For more information about Library Giving Day, please click on the following link: https://foundation.cmlibrary.org/library-giving-day/
One of the reasons why I am supporting Library Giving Day is because our public library system provides the children in our community with memorable and meaningful experiences. When children visit their local library, they do more than check out books or participate in various programs. They also gain a sense of agency. They can select what books they want to take home. They have opportunities to ask questions, make requests, and express opinions. They might just be eight years old, but the librarian treats them as a unique patron, not just another kid in a large class. They also gain a sense of belonging to a community. They interact with other children in a safe space where everyone is welcome. Such experiences help make a trip to the library a special event for many children.
As an English professor with an expertise in children’s literature, I am aware that special library experiences figure prominently in the pages of some wonderful children’s books.

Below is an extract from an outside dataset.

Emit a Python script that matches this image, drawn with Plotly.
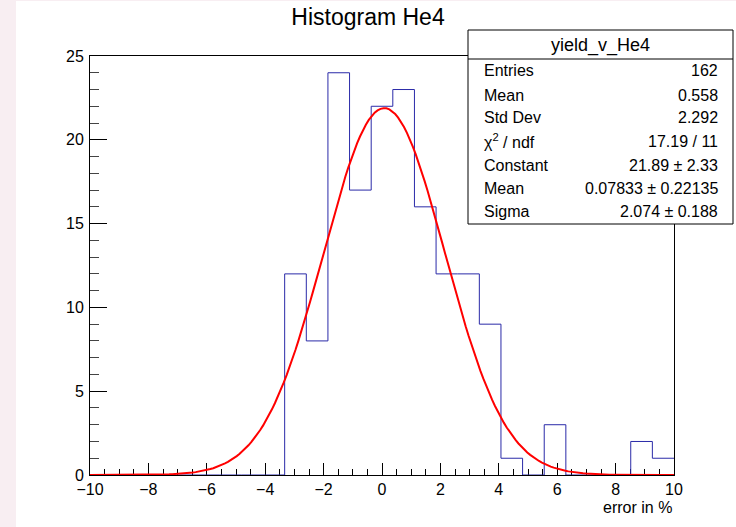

In Roald Dahl’s Matilda, Matilda is a frequent visitor to her local library where she regularly interacts with Mrs. Phelps, the librarian in charge of the place. Mrs. Phelps not only helps Matilda find the books that appeal to Matilda, but she fosters Matilda’s sense of self-worth by respecting Matilda’s intelligence and reading tastes. Matilda’s positive experiences at the library help her cope with the negative environment that she experiences at home.
In Christopher Paul Curtis’s Bud, Not Buddy, Bud also sees his local library as a special place. As he says, “The air in the library isn’t like the air anywhere else.” When Bud visits the library in the beginning of the book, the librarian takes him seriously and provides him with clear answers to his questions. She explains to Bud what an atlas is and helps him figure out how long it would take for him to walk from Flint, Michigan, to Chicago. By answering his questions, the librarian helps Bud feel valued. He doesn’t like the news that he learns at the library, but he doesn’t feel dismissed or ignored simply because he is a young African American boy.

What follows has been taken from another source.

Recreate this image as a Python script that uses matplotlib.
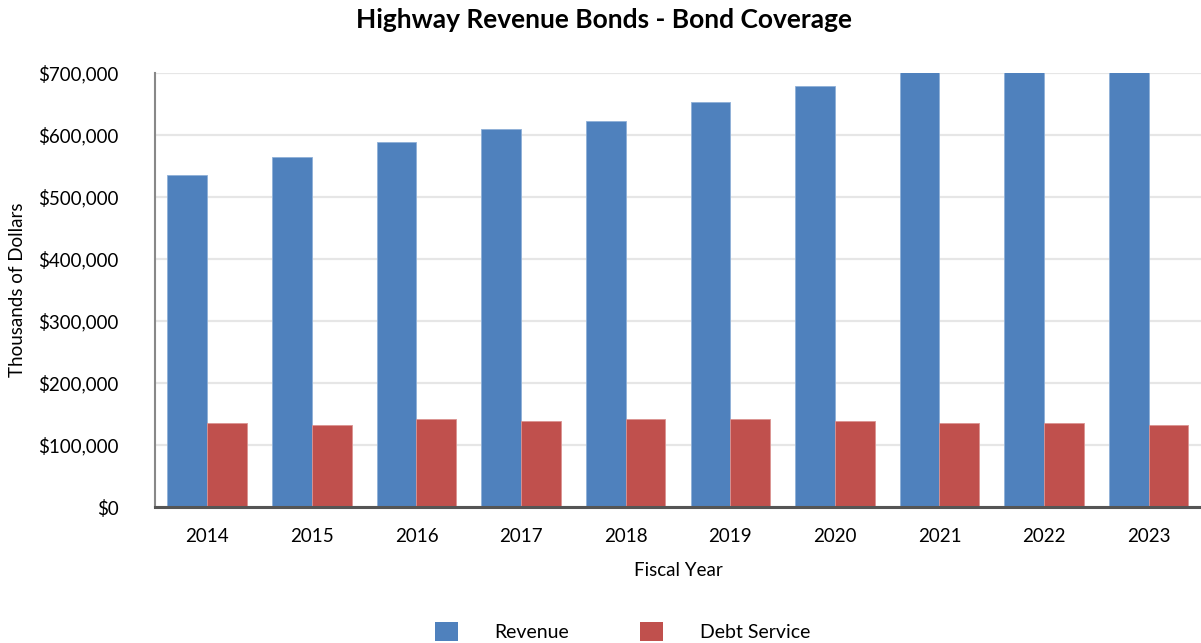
import matplotlib.pyplot as plt
import numpy as np
from matplotlib.patches import Patch
from matplotlib.ticker import FuncFormatter

plt.rcParams['font.family'] = ['Lato', 'DejaVu Sans']

years = ['2014', '2015', '2016', '2017', '2018', '2019', '2020', '2021', '2022', '2023']
# thousands of dollars
revenue = [536000, 565000, 588000, 610000, 623000, 654000, 679000, 712000, 726000, 740000]
debt_service = [135700, 132500, 142000, 139000, 142000, 142000, 139000, 135700, 135700, 132500]

blue = '#4F81BD'
red = '#C0504D'

fig = plt.figure(figsize=(12.01, 6.43), dpi=100)
ax = fig.add_axes([0.129, 0.2115, 0.871, 0.675])

x = np.arange(len(years))
w = 0.38
ax.bar(x - w / 2, revenue, w, color=blue, edgecolor='#8FB0D8', linewidth=0.6, zorder=3)
ax.bar(x + w / 2, debt_service, w, color=red, edgecolor='#DB9391', linewidth=0.6, zorder=3)

ax.set_xlim(-0.5, len(years) - 0.5)
ax.set_ylim(0, 700000)
ax.set_yticks(np.arange(0, 700001, 100000))
ax.yaxis.set_major_formatter(FuncFormatter(lambda v, p: f'${v:,.0f}'))
ax.set_xticks(x)
ax.set_xticklabels(years)
ax.tick_params(axis='both', length=0, labelsize=13.5, colors='black')
ax.tick_params(axis='x', pad=15)
ax.tick_params(axis='y', pad=26)

ax.grid(axis='y', color='#E6E6E6', linewidth=1.6, zorder=0)
for s in ['top', 'right']:
    ax.spines[s].set_visible(False)
ax.spines['left'].set_color('#888888')
ax.spines['left'].set_linewidth(1.5)
ax.spines['bottom'].set_color('#555555')
ax.spines['bottom'].set_linewidth(2.2)
ax.spines['bottom'].set_zorder(4)

ax.set_xlabel('Fiscal Year', fontsize=13.5, labelpad=12)
ax.set_ylabel('Thousands of Dollars', fontsize=13.5)
ax.yaxis.set_label_coords(-0.123, 0.5)

fig.suptitle('Highway Revenue Bonds - Bond Coverage', fontsize=19, fontweight='bold',
             x=0.503, y=0.988)

handles = [Patch(facecolor=blue), Patch(facecolor=red)]
fig.legend(handles, ['Revenue', 'Debt Service'], loc='center', bbox_to_anchor=(0.5185, 0.018),
           ncol=2, frameon=False, fontsize=14, handlelength=1.15, handleheight=1.15,
           handletextpad=1.9, columnspacing=3.65)

fig.savefig('out.png', dpi=100)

In Sydney Taylor’s All-of-a-Kind Family, the five Jewish immigrant sisters who are featured in this novel all visit their local library in the beginning of the story. These girls live in a Jewish neighborhood on the Lower East Side of New York City during the early years of the 20th century, but when they go to the library they interact with people from other ethnic and religious backgrounds, including the librarian. The sisters’ positive experiences at the library help them feel connected to people outside of their immediate neighborhood.
In Pat Mora’s Tomás and the Library Lady, Tomás, the son migrant farm workers from Texas, spends his summer in a small Iowa town where he often visits the local library. When he first enters the library, the library lady welcomes him and invites to sit at his own table. She then asks him what he would like to read about. He says that he is interested in “tigers” and “dinosaurs.” She brings him a pile of books about tigers and dinosaurs, and this starts their summer-long relationship. She introduces him to many books, which he often reads aloud to her. At the end of the summer, Tomás returns to Texas, but he continues to feel a sense of connection with the library lady with whom he shared so many stories during his summer in Iowa.

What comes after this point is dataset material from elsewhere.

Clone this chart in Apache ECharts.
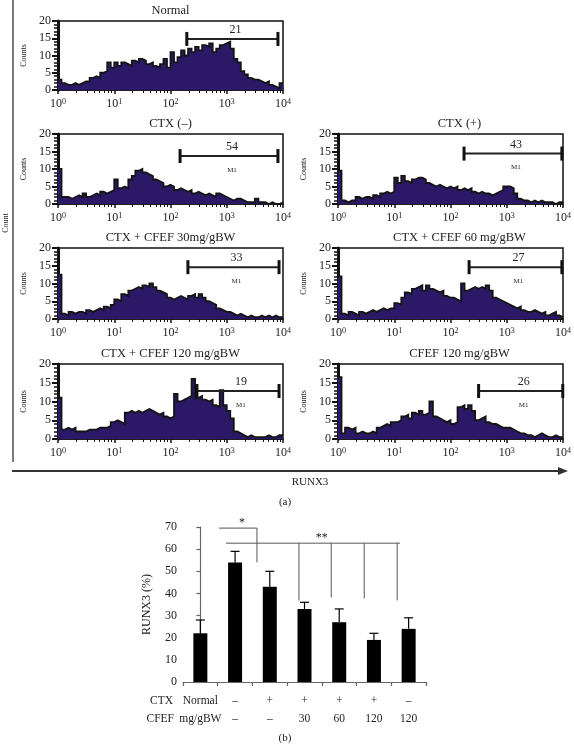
<!DOCTYPE html>
<html><head><meta charset="utf-8">
<script src="https://cdn.jsdelivr.net/npm/echarts@6/dist/echarts.min.js"></script>
<style>html,body{margin:0;padding:0;background:#fff}#c{width:574px;height:744px}</style>
</head><body><div id="c"></div>
<script>
// ---------- DATA ----------
// Histogram panel titles
const panelTitles = ['Normal','CTX (–)','CTX (+)','CTX + CFEF 30mg/gBW','CTX + CFEF 60 mg/gBW','CTX + CFEF 120 mg/gBW','CFEF 120 mg/gBW'];
// Counts per channel (64 log-spaced channels, 16 per decade, 10^0 .. 10^4)
const histNormal = [3,2,1.5,1.5,2,1.5,2,2.5, 2.5,3.5,4,3.5,5,5.5,8,6.5, 8,7,8,7.5,7,8.5,8,9, 8.5,7.5,8,7,6.5,7.5,9,6.5, 11,8,9.5,11.5,10,12,11,12.5, 11.5,13,12.5,13.5,11,12,13,13.5, 14,12,9,8,5.5,4.5,3.5,3, 3,2.5,2,2.5,1.5,1,0.5,2];
const histCtxNeg = [10,2,2,1.5,2,2.5,2,3, 2,2.5,3,2.5,3.5,3,3.5,4, 7,4.5,5,4.5,7,8,9.5,10, 9,8.5,8,7,6.5,6,5,5.5, 5,4,4.5,4,3.5,4,3,3.5, 3,2.5,3,2.5,2,3,2.5,2, 1.5,1,1.5,1.5,1,0.5,0.5,0.5, 1.5,0.5,0.5,0,0.5,0,0,0.5];
const histCtxPos = [9.5,1,0.5,1,1,2,1.5,2, 2,1.5,2.5,2,3,3.5,3,3.5, 7.5,6,8,6.5,6,7,7.5,7.5, 7,6,5.5,5,5.5,5,4.5,5, 4.5,5,4,4.5,4,4.5,3.5,3, 3.5,3,3,2.5,3,3.5,4,5, 5,4.5,3,1.5,1,1,0.5,1, 0.5,1,0.5,0.5,0.5,0,0.5,0.5];
const histCfef30 = [12.5,1.5,1,2,1.5,2,2,1.5, 2.5,2,2.5,3,2.5,3.5,3,4, 5.5,5,7,6.5,8,8.5,9,8.5, 9.5,9,10,9,8,7.5,7,6, 5.5,6,6.5,6,5.5,6.5,7,6, 7,6,5,4.5,4,3,2.5,2, 2,1.5,1,1.5,1,0.5,1,0.5, 0.5,1,0.5,1,0.5,1,0.5,0.5];
const histCfef60 = [12,1.5,1,2,1.5,1,2,1.5, 2,2.5,2,2.5,3,2.5,3,3, 4.5,4,6,7.5,7,8.5,9,9.5, 8,9.5,8.5,8,7.5,8,6.5,6, 6,5.5,5,10,8,8.5,9,8.5, 9,8.5,9.5,8,6,5.5,5,4.5, 4,3.5,3,3.5,2.5,2,2,2.5, 2,1.5,2,1,1.5,2,1,0.5];
const histCfef120 = [11,2.5,3,2.5,3,2,2,2, 2.5,2.5,2.5,3,3,3,3.5,4.5, 5,4.5,4,7,7.5,7,7.5,7, 7.5,8,7.5,7,6.5,7,6,5.5, 6,12,10,10.5,11,11.5,16,11, 11.5,10.5,10,10.5,9,8.5,13,9, 7.5,5.5,2,1.5,1,0.5,1,0.5, 0.5,0.5,0.5,1,0.5,0.5,1,1];
const histCfefOnly = [16.5,1.5,3,2.5,3,1.5,2,1.5, 1.5,2,1.5,3,3.5,4,3.5,4.5, 4.5,5,6,6.5,5.5,7,6.5,7.5, 6.5,7,10,6,5.5,5,4.5,5, 4,4.5,8.5,9,8,9,7.5,5, 5.5,6,4.5,4,4,3.5,3,3, 3,2.5,2,1.5,1.5,1,1,0.5, 1,1.5,1,0.5,0.5,1,0.5,0.5];
const histograms = [histNormal, histCtxNeg, histCtxPos, histCfef30, histCfef60, histCfef120, histCfefOnly];
// M1 marker gates (fluorescence units) and percent
const markerStart = [195,148,174,204,214,295,316];
const markerEnd   = [8130,8130,9550,8500,9550,8500,9900];
const markerLevel = [14.8,13.7,14.4,14.6,14.6,12.8,12.8];
const markerPct   = ['21','54','43','33','27','19','26'];
const markerHasM1 = [false,true,true,true,true,true,true];
// Histogram axis ticks
const histYTicks = [0,5,10,15,20];
const histXDecades = [0,1,2,3,4];

// Bar chart (b)
const barGroups = ['Normal','CTX','CTX+','CTX+30','CTX+60','CTX+120','CFEF120'];
const ctxRow  = ['Normal','–','+','+','+','+','–'];
const cfefRow = ['mg/gBW','–','–','30','60','120','120'];
const runx3Mean = [22,54,43,33,27,19,24];
const runx3ErrTop = [28,59,50,36,33,22,29];
const barYTicks = [0,10,20,30,40,50,60,70];
// significance brackets: [x1,y1,x2,y2] in (group index, %) units
const sigSegments = [
  [0.54,69.5,1.63,69.5],[1.63,69.5,1.63,54],
  [0.74,62.7,5.75,62.7],[2.84,62.7,2.84,36.8],[3.77,62.7,3.77,38.2],[4.72,62.7,4.72,37.7],[5.67,62.7,5.67,36.8]
];
const sigMarkPos = [[1.2,72.0],[3.5,65.0]];
const sigMarkText = ['*','**'];

// ---------- LAYOUT ----------
const FONT = "'Liberation Serif','DejaVu Serif',serif";
const TXT = '#222';
const colL = 58, colR = 338, colW = [225, 227];
const rows = [{top:21,h:69},{top:134,h:70},{top:248,h:71},{top:364,h:75}];
const panelPos = [[0,0],[0,1],[1,1],[0,2],[1,2],[0,3],[1,3]]; // [col,row]
const barGrid = {left:183, top:527, width:243, height:155};

const chart = echarts.init(document.getElementById('c'), null, {renderer:'canvas'});
const grids=[], xAxes=[], yAxes=[], series=[], graphic=[];

panelPos.forEach(([c,r],k)=>{
  const left = c===0?colL:colR, width = colW[c];
  const g = {left, top:rows[r].top, width, height:rows[r].h, show:true, borderColor:'#111', borderWidth:1.5, backgroundColor:'transparent', containLabel:false};
  grids.push(g);
  xAxes.push({type:'log', logBase:10, gridIndex:k, min:Math.pow(10,histXDecades[0]), max:Math.pow(10,histXDecades[histXDecades.length-1]),
    axisLine:{show:true, lineStyle:{color:'#111', width:1.5}},
    axisTick:{show:true, length:4, lineStyle:{color:'#111', width:1.5}},
    minorTick:{show:true, splitNumber:8, length:3, lineStyle:{color:'#111', width:1}},
    splitLine:{show:false}, minorSplitLine:{show:false},
    axisLabel:{margin:8, color:TXT, fontFamily:FONT, fontSize:12,
      formatter:v=>'{b|10}{s|'+Math.round(Math.log10(v))+'}',
      rich:{b:{fontFamily:FONT,fontSize:12,color:TXT}, s:{fontFamily:FONT,fontSize:8,color:TXT,verticalAlign:'top'}}}
  });
  yAxes.push({type:'value', gridIndex:k, min:histYTicks[0], max:histYTicks[histYTicks.length-1], interval:histYTicks[1]-histYTicks[0],
    axisLine:{show:true, lineStyle:{color:'#111', width:3}},
    axisTick:{show:true, length:6, lineStyle:{color:'#111', width:2}},
    minorTick:{show:true, splitNumber:5, length:4, lineStyle:{color:'#111', width:1.5}},
    splitLine:{show:false}, minorSplitLine:{show:false},
    axisLabel:{margin:7, color:TXT, fontFamily:FONT, fontSize:12},
    name:'Counts', nameLocation:'middle', nameGap:30, nameTextStyle:{fontFamily:FONT, fontSize:8, color:TXT}
  });
  const h = histograms[k];
  // explicit step outline: each channel spans [10^(i/16), 10^((i+1)/16)]
  const data = [];
  h.forEach((v,i)=>{ data.push([Math.pow(10,i/16), v]); data.push([Math.pow(10,(i+1)/16), v]); });
  series.push({type:'line', xAxisIndex:k, yAxisIndex:k, symbol:'none', data, clip:true,
    lineStyle:{color:'#141414', width:1.8, join:'miter'}, areaStyle:{color:'#2b1866', opacity:1, origin:'start'}, z:2});
  series.push({type:'custom', xAxisIndex:k, yAxisIndex:k, clip:false, z:5,
    data:[[markerStart[k], markerEnd[k], markerLevel[k]]],
    renderItem:(params, api)=>{
      const a = api.coord([api.value(0), api.value(2)]);
      const b = api.coord([api.value(1), api.value(2)]);
      const mid = (a[0]+b[0])/2 + 3;
      const ch = [
        {type:'line', shape:{x1:a[0],y1:a[1],x2:b[0],y2:b[1]}, style:{stroke:'#222', lineWidth:2}},
        {type:'line', shape:{x1:a[0],y1:a[1]-7,x2:a[0],y2:a[1]+7}, style:{stroke:'#111', lineWidth:3}},
        {type:'line', shape:{x1:b[0],y1:b[1]-7,x2:b[0],y2:b[1]+7}, style:{stroke:'#111', lineWidth:3}},
        {type:'text', x:mid, y:a[1]-9, style:{text:markerPct[k], font:'12px '+FONT, fill:TXT, align:'center', verticalAlign:'middle'}}
      ];
      if (markerHasM1[k]) ch.push({type:'text', x:mid, y:a[1]+14, style:{text:'M1', font:'7px '+FONT, fill:TXT, align:'center', verticalAlign:'middle'}});
      return {type:'group', children:ch};
    }});
  graphic.push({type:'text', x:left+width/2+(c===1?8:0), y:rows[r].top-10, style:{text:panelTitles[k], font:'12.5px '+FONT, fill:TXT, align:'center', verticalAlign:'middle'}});
});

// Bar chart grid
const bi = grids.length;
grids.push({left:barGrid.left, top:barGrid.top, width:barGrid.width, height:barGrid.height, containLabel:false});
xAxes.push({type:'category', gridIndex:bi, data:barGroups,
  axisLine:{lineStyle:{color:'#666', width:1.2}},
  axisTick:{show:true, length:4, lineStyle:{color:'#666', width:1.2}},
  axisLabel:{interval:0, margin:10, color:TXT, fontFamily:FONT, fontSize:11.5, lineHeight:18,
    formatter:(v,i)=>ctxRow[i]+'\n'+cfefRow[i]}});
xAxes.push({type:'value', gridIndex:bi, min:-0.5, max:barGroups.length-0.5, show:false});
yAxes.push({type:'value', gridIndex:bi, min:barYTicks[0], max:barYTicks[barYTicks.length-1], interval:barYTicks[1]-barYTicks[0],
  axisLine:{show:true, lineStyle:{color:'#666', width:1.2}},
  axisTick:{show:true, length:4, lineStyle:{color:'#666', width:1.2}},
  splitLine:{show:false},
  axisLabel:{margin:6, color:TXT, fontFamily:FONT, fontSize:12},
  name:'RUNX3 (%)', nameLocation:'middle', nameGap:30, nameTextStyle:{fontFamily:FONT, fontSize:12, color:TXT}});
series.push({type:'bar', xAxisIndex:bi, yAxisIndex:bi, data:runx3Mean, barWidth:14, itemStyle:{color:'#000'}, z:2});
series.push({type:'custom', xAxisIndex:bi, yAxisIndex:bi, z:3, clip:false,
  data:runx3Mean.map((m,i)=>[i,m,runx3ErrTop[i]]),
  renderItem:(params, api)=>{
    const a = api.coord([api.value(0), api.value(1)]);
    const b = api.coord([api.value(0), api.value(2)]);
    return {type:'group', children:[
      {type:'line', shape:{x1:a[0],y1:a[1],x2:b[0],y2:b[1]}, style:{stroke:'#000', lineWidth:1.2}},
      {type:'line', shape:{x1:b[0]-4.5,y1:b[1],x2:b[0]+4.5,y2:b[1]}, style:{stroke:'#000', lineWidth:1.2}}
    ]};
  }});
sigSegments.forEach(s=>{
  series.push({type:'line', xAxisIndex:bi+1, yAxisIndex:bi, symbol:'none', silent:true, z:4, clip:false,
    data:[[s[0],s[1]],[s[2],s[3]]], lineStyle:{color:'#555', width:1}});
});
series.push({type:'custom', xAxisIndex:bi+1, yAxisIndex:bi, clip:false, z:4,
  data:sigMarkPos,
  renderItem:(params, api)=>{
    const p = api.coord([api.value(0), api.value(1)]);
    return {type:'text', x:p[0], y:p[1], style:{text:sigMarkText[params.dataIndex], font:'12px '+FONT, fill:TXT, align:'center', verticalAlign:'middle'}};
  }});

// Free text & frame lines
graphic.push(
  {type:'line', shape:{x1:13,y1:0,x2:13,y2:462}, style:{stroke:'#333', lineWidth:1.3}},
  {type:'text', x:6, y:223, rotation:Math.PI/2, style:{text:'Count', font:'8px '+FONT, fill:TXT, align:'center', verticalAlign:'middle'}},
  {type:'line', shape:{x1:12,y1:471,x2:560,y2:471}, style:{stroke:'#333', lineWidth:2}},
  {type:'polygon', shape:{points:[[558,467],[568,471],[558,475]]}, style:{fill:'#333'}},
  {type:'text', x:310, y:482, style:{text:'RUNX3', font:'11px '+FONT, fill:TXT, align:'center', verticalAlign:'middle'}},
  {type:'text', x:285, y:502, style:{text:'(a)', font:'11px '+FONT, fill:TXT, align:'center', verticalAlign:'middle'}},
  {type:'text', x:173, y:701, style:{text:'CTX', font:'11.5px '+FONT, fill:TXT, align:'right', verticalAlign:'middle'}},
  {type:'text', x:174, y:719, style:{text:'CFEF', font:'11.5px '+FONT, fill:TXT, align:'right', verticalAlign:'middle'}},
  {type:'text', x:285, y:738, style:{text:'(b)', font:'11px '+FONT, fill:TXT, align:'center', verticalAlign:'middle'}}
);

chart.setOption({animation:false, backgroundColor:'#fff', grid:grids, xAxis:xAxes, yAxis:yAxes, series, graphic});
</script></body></html>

All of the children in the aforementioned novels look forward to their visits to their local libraries just as so many children in our community look forward to their visits to the local branches of the Charlotte Mecklenburg Library. By supporting Library Giving Day, we can help provide the children in Storied Charlotte with the sort of affirming and community-building experiences that often happen when children go to the library where the air isn’t like “anywhere else.”